The win is a signal of where the industry is heading: away from the “move fast and break things” ethos of early DeFi and toward a structured, institutional-grade infrastructure. For the analysts who have watched the gradual adoption of stablecoins in B2B payments, the problem has never been the speed of the settlement—it has been the fear of the unknown entity on the other side of the transaction.
Bridging the Gap Between Legacy Banking and Onchain Rails
For a traditional bank, a payment is more than just a transfer of value; It’s a series of checks and balances. Before money moves, the bank verifies the identity of the sender, screens the recipient against sanctions lists, and ensures the transaction doesn’t trigger a fraud alert. In a standard crypto transaction, these steps are often bypassed or handled by third-party intermediaries after the fact.

Coinbax changes the sequence of events. Instead of a direct transfer, the company utilizes smart contracts to hold funds in a programmable escrow. The funds do not settle until specific, pre-defined conditions are met—such as a successful identity verification or a clean sanctions screening provided by a third-party service.
“Banks want to use stablecoins for payments, but they need to get their compliance people comfortable with the idea of moving money onchain,” said Peter Glyman, founder of Coinbax, during his presentation. By moving the compliance check directly into the transaction flow, Coinbax effectively turns the blockchain into a compliant ledger that speaks the language of a bank’s legal department.
The Institutional Pedigree: From Jack Henry to Base
The vision for Coinbax is informed by Glyman’s background as a former executive at Jack Henry, a company that provides the core processing technology for thousands of banks and credit unions across the U.S. This experience is critical; Glyman understands the “plumbing” of the legacy financial system and the specific anxieties of the people who manage it.
This institutional perspective is evident in Coinbax’s technical choices. The startup is already live on the Base mainnet, the Layer 2 network developed by Coinbase. Choosing Base provides a strategic advantage: it offers the low costs and high speeds necessary for payment volume while remaining within an ecosystem that is increasingly geared toward regulated institutional access.

The company’s trajectory has been aggressive since its inception. After launching in October and closing a seed funding round in December, Coinbax has moved quickly from theory to pilot programs. The company is currently collaborating with banks, custody firms, and wallet providers to test how this escrow layer performs in real-world payment scenarios.

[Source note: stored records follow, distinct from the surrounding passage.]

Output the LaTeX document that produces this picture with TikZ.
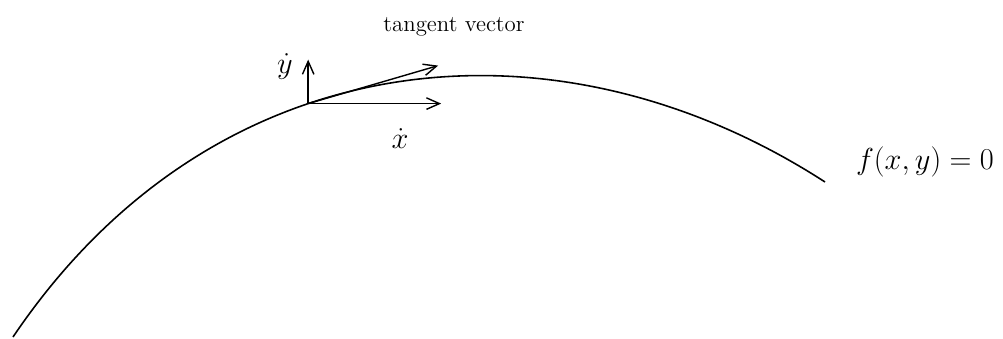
\documentclass[tikz,border=0pt]{standalone}
\usepackage{tikz}
\usetikzlibrary{arrows.meta,calc}
\usepackage{amsmath,amssymb}
\tikzset{
  vec/.style={-{Straight Barb[length=2.6mm,width=2.3mm]},line width=0.8pt},
  lbl/.style={inner sep=0pt,font=\fontsize{17}{19}\selectfont}
}
\begin{document}
\begin{tikzpicture}[x=0.02cm,y=-0.02cm]
  \useasboundingbox (0,0) rectangle (1003,338);
  % Curve f(x,y)=0
  \draw[line width=0.9pt] (13,337) .. controls (214,39) and (556,8) .. (825,182)
    coordinate[pos=0.4] (p);
  % Vectors at the point
  \coordinate (ytip) at ($(p)+(0,-44)$);
  \coordinate (xtip) at ($(p)+(133,0)$);
  \coordinate (ttip) at ($(p)+(130,-38)$);
  \draw[vec] (p) -- (ytip);
  \draw[vec] (p) -- (xtip);
  \draw[vec] (p) -- (ttip);
  % Labels
  \node[inner sep=0pt,font=\fontsize{13}{15}\selectfont] (tanlbl) at (454,27) {tangent vector};
  \node[lbl] (ydot) at (285,66) {$\dot{y}$};
  \node[lbl] (xdot) at (400,139) {$\dot{x}$};
  \node[lbl] (curvelbl) at (925,162) {$f(x,y)=0$};
\end{tikzpicture}
\end{document}
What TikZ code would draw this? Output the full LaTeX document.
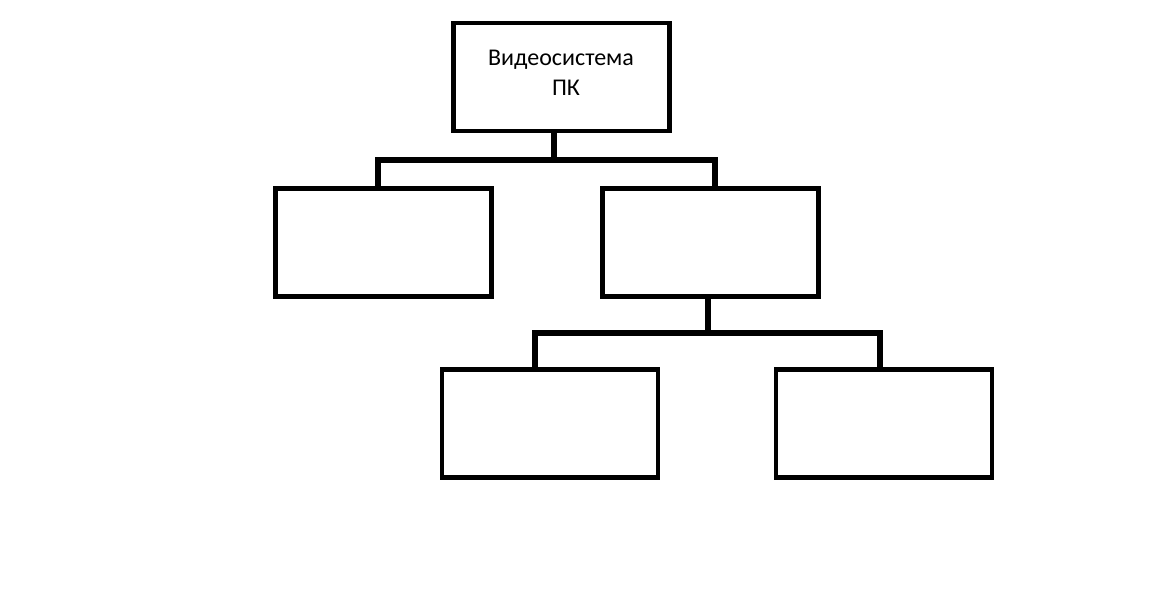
\documentclass[tikz,border=0pt]{standalone}
\usepackage{fontspec}
\setmainfont{Carlito}
\begin{document}
\begin{tikzpicture}[x=0.75pt,y=-0.75pt,
  box/.style={draw=black,line width=3.6pt,minimum width=162pt,minimum height=81pt,inner sep=0pt,fill=white},
  conn/.style={draw=black,line width=3.8pt,line cap=rect},
  lbl/.style={font=\fontsize{18}{21}\selectfont,inner sep=0pt,anchor=base}]
\fill[white] (0,0) rectangle (1152,604);
\useasboundingbox (0,0) rectangle (1152,604);
% boxes
\node[box] (top) at (561.5,77) {};
\node[lbl] (t1) at (561,65) {Видеосистема};
\node[lbl] (t2) at (566,95) {ПК};
\node[box] (l) at (383.5,242.5) {};
\node[box] (r) at (710.5,242.5) {};
\node[box] (bl) at (550,423.5) {};
\node[box] (br) at (884,423.5) {};
% junction coordinates
\coordinate (j1) at (554,160);
\coordinate (j1l) at (378,160);
\coordinate (j1r) at (715,160);
\coordinate (j2) at (708,333);
\coordinate (j2l) at (535,333);
\coordinate (j2r) at (880,333);
% connectors
\draw[conn] (j1 |- top.south) -- (j1);
\draw[conn] (j1l) -- (j1r);
\draw[conn] (j1l) -- (j1l |- l.north);
\draw[conn] (j1r) -- (j1r |- r.north);
\draw[conn] (j2 |- r.south) -- (j2);
\draw[conn] (j2l) -- (j2r);
\draw[conn] (j2l) -- (j2l |- bl.north);
\draw[conn] (j2r) -- (j2r |- br.north);
\end{tikzpicture}
\end{document}
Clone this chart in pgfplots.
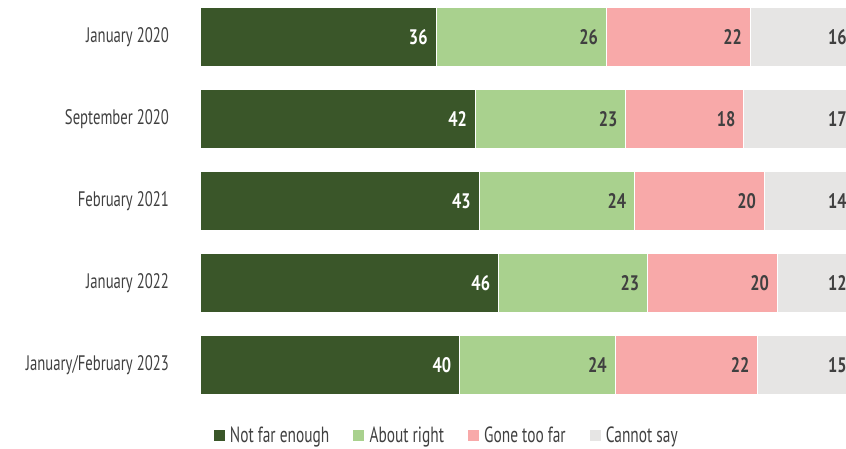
\documentclass[border=0pt]{standalone}
\usepackage{fontspec}
\setmainfont[FakeStretch=0.70]{PT Sans}
\newfontfamily\valfont[FakeStretch=0.78]{PT Sans}
\usepackage{pgfplots}
\usepackage{pgfplotstable}
\pgfplotsset{compat=1.18}
\definecolor{c1}{HTML}{3A5629}
\definecolor{c2}{HTML}{A9D18E}
\definecolor{c3}{HTML}{F8A9A9}
\definecolor{c4}{HTML}{E6E5E4}
\definecolor{txt}{HTML}{404040}
\pgfplotstableread{
y a b c d
0 36 26 22 16
1 42 23 18 17
2 43 24 20 14
3 46 23 20 12
4 40 24 22 15
}\data
\newcommand\tot{(\thisrow{a}+\thisrow{b}+\thisrow{c}+\thisrow{d})}
\begin{document}
\begin{tikzpicture}[x=1pt,y=1pt]
\path[use as bounding box] (0,0) rectangle (846,448);
\begin{axis}[
  at={(200pt,42pt)}, anchor=south west,
  scale only axis, width=646pt, height=410pt,
  clip=false,
  xbar, bar width=59pt, bar shift=0pt,
  xmin=0, xmax=98.63, ymin=-0.5, ymax=4.5, y dir=reverse,
  ytick={0,1,2,3,4},
  yticklabels={January 2020,September 2020,February 2021,January 2022,January/February 2023},
  xtick=\empty,
  axis line style={draw=none}, major tick length=0pt,
  yticklabel style={font=\fontsize{21}{21}\selectfont, text=txt, inner sep=0pt, xshift=-31pt},
  point meta=explicit symbolic,
  nodes near coords,
  every node near coord/.append style={anchor=east, inner sep=0pt, xshift=-8pt, font=\valfont\bfseries\fontsize{21}{21}\selectfont, text=txt},
  legend columns=4,
  legend style={draw=none, fill=none, at={(0.382,-0.071)}, anchor=center,
    font=\fontsize{22}{22}\selectfont, text=txt,
    /tikz/every even column/.append style={column sep=22pt}},
  legend image code/.code={\fill[#1,draw=none] (0pt,-6pt) rectangle (11pt,5pt); \path (14pt,0pt);},
]
\addlegendimage{fill=c1}
\addlegendentry{Not far enough}
\addlegendimage{fill=c2}
\addlegendentry{About right}
\addlegendimage{fill=c3}
\addlegendentry{Gone too far}
\addlegendimage{fill=c4}
\addlegendentry{Cannot say}
\addplot[forget plot, fill=c4, draw=white, line width=0.5pt] table[y=y, x expr=100*(\thisrow{a}+\thisrow{b}+\thisrow{c}+\thisrow{d})/\tot, meta=d] {\data};
\addplot[forget plot, fill=c3, draw=white, line width=0.5pt] table[y=y, x expr=100*(\thisrow{a}+\thisrow{b}+\thisrow{c})/\tot, meta=c] {\data};
\addplot[forget plot, fill=c2, draw=white, line width=0.5pt] table[y=y, x expr=100*(\thisrow{a}+\thisrow{b})/\tot, meta=b] {\data};
\addplot[forget plot, fill=c1, draw=white, line width=0.5pt, every node near coord/.append style={text=white}] table[y=y, x expr=100*\thisrow{a}/\tot, meta=a] {\data};
\end{axis}
\end{tikzpicture}
\end{document}
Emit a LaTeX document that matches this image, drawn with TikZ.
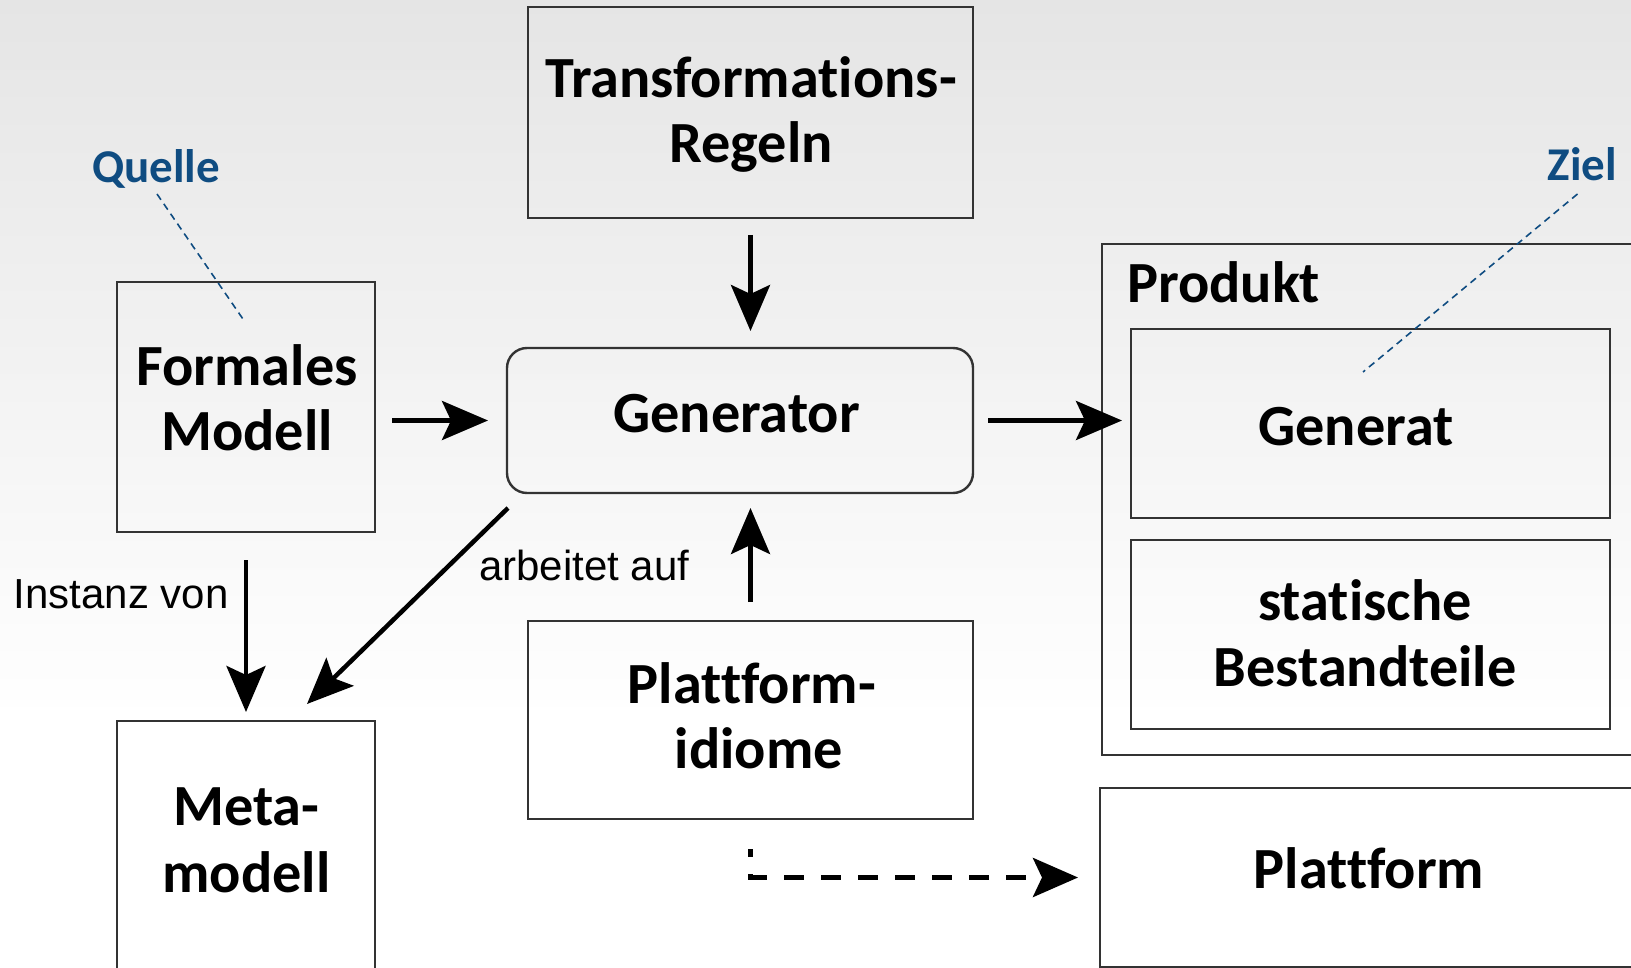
\documentclass[tikz,border=0pt]{standalone}
\usepackage{fontspec}
\setmainfont{Carlito}[Ligatures={NoCommon,NoContextual}]
\newfontfamily\arialfont{Liberation Sans}
\usetikzlibrary{arrows.meta}
\definecolor{leaderblue}{HTML}{0F4C81}
\definecolor{boxline}{HTML}{333333}
\definecolor{bgtop}{HTML}{E5E5E5}
\begin{document}
\begin{tikzpicture}[x=1pt,y=-1pt,
  box/.style={draw=boxline, line width=2.4pt, rectangle, inner sep=0pt, outer sep=0pt},
  txt/.style={anchor=base, inner sep=0pt, font=\bfseries\fontsize{58.3}{70}\selectfont},
  tag/.style={anchor=base, inner sep=0pt, text=leaderblue, font=\bfseries\fontsize{47}{56}\selectfont},
  note/.style={anchor=base west, inner sep=0pt, font=\arialfont\fontsize{42}{50}\selectfont},
  flow/.style={line width=4.5pt, -{Stealth[length=46pt,width=39pt,inset=9pt]}},
  dflow/.style={line width=5pt, dash pattern=on 20pt off 17pt, dash phase=12pt,
    -{Stealth[length=45pt,width=39pt,inset=9pt]}},
  leader/.style={draw=leaderblue, line width=1.6pt, dash pattern=on 7pt off 5pt}
]
\useasboundingbox (0,0) rectangle (1631,968);
\clip (0,0) rectangle (1631,968);

% background: light grey fading to white
\shade[top color=bgtop, bottom color=white] (0,0) rectangle (1631,720);
\fill[white] (0,719) rectangle (1631,968);

% boxes
\node[box, minimum width=445pt, minimum height=211pt] (tr) at (750.5,112.5) {};
\node[box, minimum width=258pt, minimum height=250pt] (fm) at (246,407) {};
\node[box, rounded corners=20pt, minimum width=466pt, minimum height=145pt] (gen) at (740,420.5) {};
\node[box, minimum width=445pt, minimum height=198pt] (pi) at (750.5,720) {};
\node[box, minimum width=258pt, minimum height=300pt] (mm) at (246,871) {};
\node[box, minimum width=558pt, minimum height=511pt] (prod) at (1381,499.5) {};
\node[box, minimum width=479pt, minimum height=189pt] (gt) at (1370.5,423.5) {};
\node[box, minimum width=479pt, minimum height=189pt] (st) at (1370.5,634.5) {};
\node[box, minimum width=560pt, minimum height=179pt] (pf) at (1380,877.5) {};

% box texts
\node[txt] (tr1) at (751,98) {Transformations-};
\node[txt] (tr2) at (751,163) {Regeln};
\node[txt] (fm1) at (247,385) {Formales};
\node[txt] (fm2) at (247,450) {Modell};
\node[txt] (gen1) at (736.5,432) {Generator};
\node[txt] (pi1) at (752,703) {Plattform-};
\node[txt] (pi2) at (759,768) {idiome};
\node[txt] (mm1) at (246.5,825) {Meta-};
\node[txt] (mm2) at (246.5,892) {modell};
\node[txt, anchor=base west] (prod1) at (1127,303) {Produkt};
\node[txt] (gt1) at (1356,445) {Generat};
\node[txt] (st1) at (1365,620) {statische};
\node[txt] (st2) at (1365,686) {Bestandteile};
\node[txt] (pf1) at (1369,888) {Plattform};

% annotations
\node[tag] (ql) at (156,183) {Quelle};
\node[tag] (zl) at (1582.5,181) {Ziel};
\node[note] (inst) at (13.5,608) {Instanz von};
\node[note] (arb) at (479,580) {arbeitet auf};

\coordinate (qend) at (245,322);
\coordinate (zend) at (1363,372);
\draw[leader] ([shift={(1,11)}]ql.base) -- (qend);
\draw[leader] ([shift={(-5,13)}]zl.base) -- (zend);

% connectors
\draw[flow, shorten <=17pt, shorten >=19pt] (fm.east |- gen.west) -- (gen.west);
\draw[flow, shorten <=17pt, shorten >=17pt] (tr.south) -- (tr.south |- gen.north);
\draw[flow, shorten <=19pt, shorten >=15pt] (pi.north) -- (pi.north |- gen.south);
\draw[flow, shorten <=15pt, shorten >=9pt] (gen.east) -- (gen.east -| gt.west);
\draw[flow, shorten <=28pt, shorten >=9pt] (fm.south) -- (mm.north);
\draw[flow] ([shift={(1,15)}]gen.south west) -- ([shift={(-68,-17)}]mm.north east);
\draw[dflow] ([yshift=-30pt]pi.south) |- ([xshift=-22pt]pf.west);
\end{tikzpicture}
\end{document}
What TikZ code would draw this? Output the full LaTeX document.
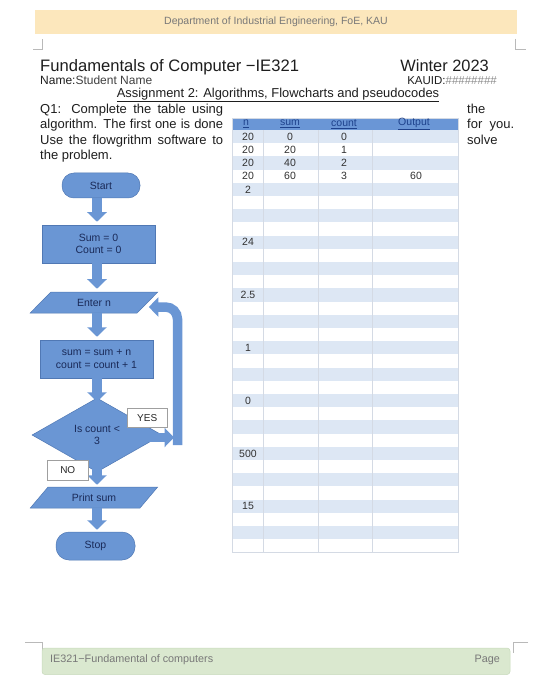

| Feature | Traditional Bank Wire | Standard Stablecoin Transfer | Coinbax Programmable Escrow |
|---|---|---|---|
| Settlement Speed | Hours to Days | Near-Instant | Near-Instant (Post-Verification) |
| Compliance Check | Pre-transfer (Manual/Auto) | Post-transfer (Reactive) | Integrated (Conditional) |
| Control | Centralized by Bank | User-controlled (Irreversible) | Programmable (Smart Contract) |
| Risk Profile | Low (Regulated) | High (Anonymity Risks) | Low (Verified Onchain) |
A Future of Universal Wallet Integration
The long-term ambition for Coinbax extends beyond simple escrow. Glyman envisions a financial landscape where the distinction between a bank account and a crypto wallet disappears. In this model, every bank account would be associated with a wallet address, allowing funds to flow seamlessly between traditional banks, fintech applications, and self-custody wallets.
In such an environment, the “intermediary” is no longer a human or a slow clearinghouse, but a piece of code. If a bank can trust that the smart contract will automatically block a payment to a sanctioned address or an unverified user, the incentive to stay within the slow, expensive rails of the legacy system vanishes.
While Coinbax took the top prize, the competition at Consensus Miami highlighted other emerging trends in the space. Tashi, which earned second place, focused on the intersection of AI and decentralized infrastructure, suggesting that the next wave of blockchain innovation will be defined by both the “trust layer” for money and the coordination layer for artificial intelligence.
Disclaimer: This article is for informational purposes only and does not constitute financial, investment, or legal advice.
Coinbax is currently scaling its pilot programs with institutional partners. The next major milestone for the company will be the expansion of its third-party verification integrations, which will determine how many different compliance standards the platform can support across various global jurisdictions.